一方で日本からのプレスは一部の業界専門メディアをのぞいて少ないのが現状です。

日本の参加者自体は多いこと、年々増えていることを考えると、これはちょっと不思議な状況かもしれませんね。


プレスセンターの模様。こうやって世界中の記者たちが日光も浴びず連日カチカチ仕事してます。

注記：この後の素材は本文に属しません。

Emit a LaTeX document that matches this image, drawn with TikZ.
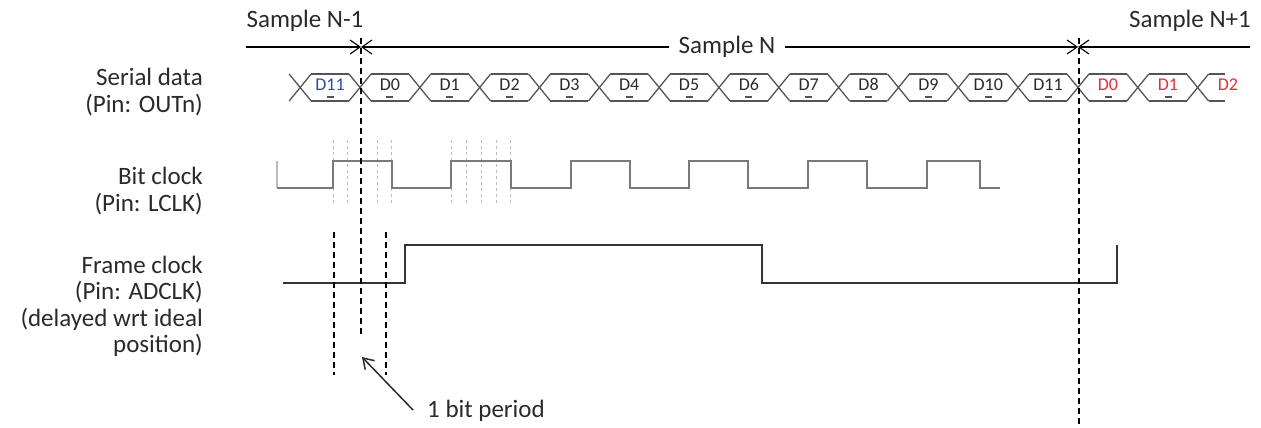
\documentclass[tikz,border=0pt]{standalone}
\usepackage{fontspec}
\setmainfont{Carlito}[RawFeature={+lnum;+tnum}]
\usetikzlibrary{arrows.meta}
\definecolor{txt}{HTML}{2A2A2A}
\definecolor{dgray}{HTML}{555555}
\definecolor{cgray}{HTML}{7A7A7A}
\definecolor{lgray}{HTML}{BBBBBB}
\definecolor{fblack}{HTML}{333333}
\definecolor{dblue}{HTML}{2E4C9E}
\definecolor{dred}{HTML}{E0303A}
\begin{document}
\begin{tikzpicture}[x=1pt,y=-1pt,
  lbl/.style={font=\fontsize{25}{26.5}\selectfont, text=txt, align=right, anchor=east, inner sep=0pt},
  ttl/.style={font=\fontsize{25}{26.5}\selectfont, text=txt, inner sep=0pt},
  dlbl/.style={font=\fontsize{18}{20}\selectfont, text=txt, inner sep=0pt, anchor=base},
  dataline/.style={draw=dgray, line width=1.3pt},
  bitclk/.style={draw=cgray, line width=2.2pt},
  frclk/.style={draw=fblack, line width=1.8pt},
  vdash/.style={draw=black, line width=1.1pt, dash pattern=on 6pt off 4pt},
  gdot/.style={draw=lgray, line width=1pt, dash pattern=on 3pt off 3pt},
  tick/.style={draw=dgray, line width=1.2pt},
  sarrow/.style={draw=black, line width=1.1pt, -{Straight Barb[length=10pt,width=14pt]}},
  parrow/.style={draw=txt, line width=1.5pt, -{Straight Barb[length=10pt,width=13pt]}},
]
\useasboundingbox[fill=white] (0,0) rectangle (1261,428);

% left labels
\node[lbl] (lsd) at (203,92) {Serial data\\(Pin: OUTn)};
\node[lbl] (lbc) at (203,191) {Bit clock\\(Pin: LCLK)};
\node[lbl] (lfc) at (203,306.5) {Frame clock\\(Pin: ADCLK)\\(delayed wrt ideal\\position)};

% top sample arrows
\coordinate (tA) at (246,47);
\coordinate (tL) at (361,47);
\coordinate (tR) at (1078,47);
\coordinate (tB) at (1250,47);
\node[ttl] (sNm1) at (305,21) {Sample N-1};
\node[ttl] (sNp1) at (1190,21) {Sample N+1};
\node[ttl, inner xsep=10pt, inner ysep=2pt, fill=white] (sN) at (727,47) {Sample N};
\draw[sarrow] (tA) -- (tL);
\draw[sarrow] (sN) -- (tL);
\draw[sarrow] (sN) -- (tR);
\draw[sarrow] (tB) -- (tR);

% serial data
\foreach \k in {-1,...,14}{
  \pgfmathsetmacro\c{360+\k*59.83}
  \draw[dataline] ({\c-11},74) -- ({\c+11},101);
  \draw[dataline] ({\c-11},101) -- ({\c+11},74);
}
\foreach \k in {-1,...,13}{
  \pgfmathsetmacro\a{360+\k*59.83+11}
  \pgfmathsetmacro\b{360+(\k+1)*59.83-11}
  \draw[dataline] (\a,74) -- (\b,74);
  \draw[dataline] (\a,101) -- (\b,101);
}
\draw[dataline] (1208.6,74) -- (1225,74);
\draw[dataline] (1208.6,101) -- (1225,101);
\foreach \i in {0,...,11}{
  \pgfmathsetmacro\m{360+(\i+0.5)*59.83}
  \node[dlbl] (d\i) at (\m,91) {D\i};
  \draw[tick] ({\m-3.5},97) -- ({\m+3.5},97);
}
\node[dlbl, text=dblue] (dprev) at (330,91) {D11};
\draw[tick] (326.5,97) -- (333.5,97);
\node[dlbl, text=dred] (dn0) at (1108,91) {D0};
\draw[tick] (1104.5,97) -- (1111.5,97);
\node[dlbl, text=dred] (dn1) at (1168,91) {D1};
\draw[tick] (1164.5,97) -- (1171.5,97);
\node[dlbl, text=dred] (dn2) at (1228,91) {D2};

% grey sampling lines
\foreach \x in {333,347,377,391,451,466,481,496,510}
  \draw[gdot] (\x,140) -- (\x,205);

% bit clock
\draw[lgray, line width=1.5pt] (277,161) -- (277,188);
\draw[bitclk] (277,188) -| (333,161) -| (392,188) -| (451,161) -| (511,188)
  -| (571,161) -| (630,188) -| (689,161) -| (748,188) -| (808,161) -| (867,188)
  -| (927,161) -| (980,188) -- (1000,188);

% frame clock
\draw[frclk] (283,283) -| (405,245) -| (762,283) -| (1117,245);

% dashed reference lines
\draw[vdash] (361,38) -- (361,335);
\draw[vdash] (334,232) -- (334,375);
\draw[vdash] (386,232) -- (386,375);
\draw[vdash] (1079,38) -- (1079,425);

% 1 bit period
\coordinate (tip) at (362,357);
\node[ttl, anchor=west] (bp) at (427,411) {1 bit period};
\draw[parrow] (bp.west) ++(-14,-1) -- (tip);
\end{tikzpicture}
\end{document}
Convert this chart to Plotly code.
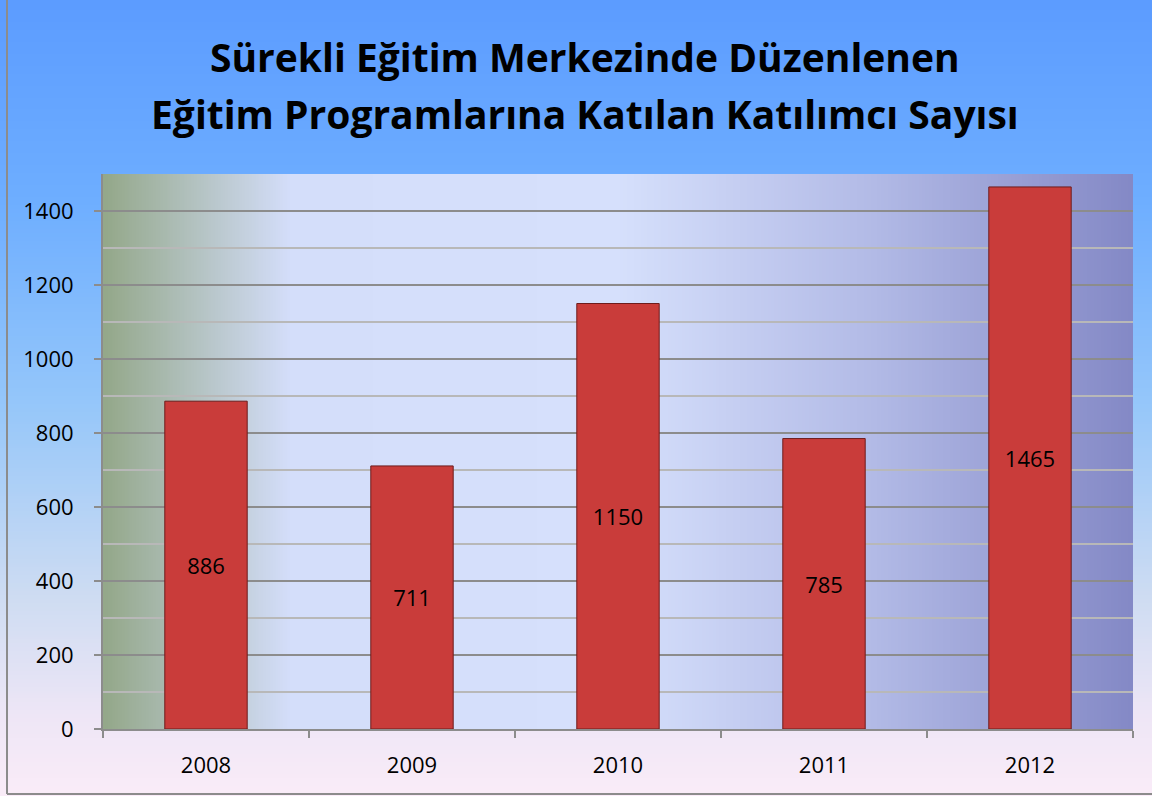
import zlib, struct, base64
import plotly.graph_objects as go

years = ["2008", "2009", "2010", "2011", "2012"]
participants = [886, 711, 1150, 785, 1465]
title_lines = ["Sürekli Eğitim Merkezinde Düzenlenen",
               "Eğitim Programlarına Katılan Katılımcı Sayısı"]

W, H = 1152, 796
L, R, T, B = 103, 19, 174, 67
PW, PH = W - L - R, H - T - B
FONT = "Open Sans"


def lerp_stops(stops, n):
    out = []
    for i in range(n):
        f = i / (n - 1)
        for (f0, c0), (f1, c1) in zip(stops[:-1], stops[1:]):
            if f0 <= f <= f1:
                t = 0 if f1 == f0 else (f - f0) / (f1 - f0)
                out.append(tuple(int(round(a + (b - a) * t)) for a, b in zip(c0, c1)))
                break
    return out


def png_uri(rows):
    h = len(rows); w = len(rows[0])
    raw = b"".join(b"\x00" + bytes([c for px in row for c in px]) for row in rows)

    def chunk(t, d):
        c = struct.pack(">I", len(d)) + t + d
        return c + struct.pack(">I", zlib.crc32(t + d) & 0xffffffff)
    png = (b"\x89PNG\r\n\x1a\n" + chunk(b"IHDR", struct.pack(">IIBBBBB", w, h, 8, 2, 0, 0, 0))
           + chunk(b"IDAT", zlib.compress(raw)) + chunk(b"IEND", b""))
    return "data:image/png;base64," + base64.b64encode(png).decode()


# page: vertical gradient (blue -> pale pink)
page_stops = [(0.0, (92, 156, 255)), (0.25, (110, 174, 255)), (0.5, (148, 198, 250)),
              (0.75, (206, 220, 242)), (0.9, (238, 230, 246)), (1.0, (250, 236, 248))]
page_cols = lerp_stops(page_stops, 200)
page_img = png_uri([[c] * 4 for c in page_cols])

# plot area: horizontal gradient (green-grey -> pale lavender -> blue-violet)
plot_stops = [(0.0, (148, 168, 138)), (0.18, (212, 222, 250)), (0.5, (214, 224, 252)),
              (0.75, (178, 186, 230)), (1.0, (132, 137, 198))]
plot_cols = lerp_stops(plot_stops, 300)
plot_img = png_uri([plot_cols for _ in range(4)])

fig = go.Figure()
fig.add_trace(go.Bar(
    x=years, y=participants, text=[str(v) for v in participants],
    textposition="inside", insidetextanchor="middle", textangle=0,
    textfont=dict(family=FONT, size=22, color="black"),
    marker=dict(color="#c93c3a", line=dict(color="#6e1c1c", width=1)),
    hoverinfo="x+y",
))

px = lambda p: (p - L) / PW
py = lambda p: (H - B - p) / PH

fig.update_layout(
    width=W, height=H,
    margin=dict(l=L, r=R, t=T, b=B),
    paper_bgcolor="rgba(0,0,0,0)", plot_bgcolor="rgba(0,0,0,0)",
    bargap=0.6, showlegend=False,
    images=[
        dict(source=page_img, xref="paper", yref="paper", x=px(0), y=py(0),
             sizex=W / PW, sizey=H / PH, sizing="stretch", xanchor="left", yanchor="top", layer="below"),
        dict(source=plot_img, xref="paper", yref="paper", x=0, y=1,
             sizex=1, sizey=1, sizing="stretch", xanchor="left", yanchor="top", layer="below"),
    ],
    shapes=[
        dict(type="line", xref="paper", yref="paper", x0=px(7), x1=px(7), y0=py(-5), y1=py(794),
             line=dict(color="#8c8c8c", width=2)),
        dict(type="line", xref="paper", yref="paper", x0=px(7), x1=px(W + 5), y0=py(794), y1=py(794),
             line=dict(color="#8c8c8c", width=2)),
    ],
    annotations=[
        dict(text="<b>%s</b>" % title_lines[0], xref="paper", yref="paper", x=px(585), y=py(57),
             xanchor="center", yanchor="middle", showarrow=False,
             font=dict(family=FONT, size=39, color="black")),
        dict(text="<b>%s</b>" % title_lines[1], xref="paper", yref="paper", x=px(585), y=py(113),
             xanchor="center", yanchor="middle", showarrow=False,
             font=dict(family=FONT, size=39, color="black")),
    ],
    xaxis=dict(
        type="category", tickson="boundaries", ticks="outside", ticklen=7, tickwidth=2,
        tickcolor="#8c8c8c", showline=True, linecolor="#8c8c8c", linewidth=2,
        showgrid=False, ticklabelstandoff=16,
        tickfont=dict(family=FONT, size=22, color="black"),
    ),
    yaxis=dict(
        range=[0, 1500], dtick=200, ticks="outside", ticklen=7, tickwidth=2, tickcolor="#8c8c8c",
        showline=True, linecolor="#8c8c8c", linewidth=2,
        showgrid=True, gridcolor="#8c8c8c", gridwidth=2, zeroline=False,
        minor=dict(dtick=100, showgrid=True, gridcolor="#b8b8b8", gridwidth=2, ticks=""),
        ticklabelstandoff=16,
        tickfont=dict(family=FONT, size=22, color="black"),
    ),
)

fig.write_html("out.html", config={"displayModeBar": False},
               post_script="document.body.style.margin='0';document.body.style.padding='0';")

しかしビールは飲み放題

ですが、考え方によってはこのイベントは実はちょっとした穴場であり、我々にとっては南仏の海のような“ブルーオーシャン的教材”と言えるかもしれません。

カンヌライオンズで起こっていることのすべてが面白いというわけではないのですが、企業・行政活動、さらには個々人の仕事や暮らしのヒントになるネタの宝庫をスルーするのはもったいない、特定業界の内輪だけで盛り上がっているのもなんだか辛気くさいと思い、一見関係ないようにも思えるこの「シゴトゴト」でもレポートしてみることにしました。

各プロジェクトの説明動画やサイト等を見ていると、英語の勉強にもなりますしね!

——というわけで、これから何回かにわたってお送りしてみます。世界の働き方に関する話題もそのうち出てきます。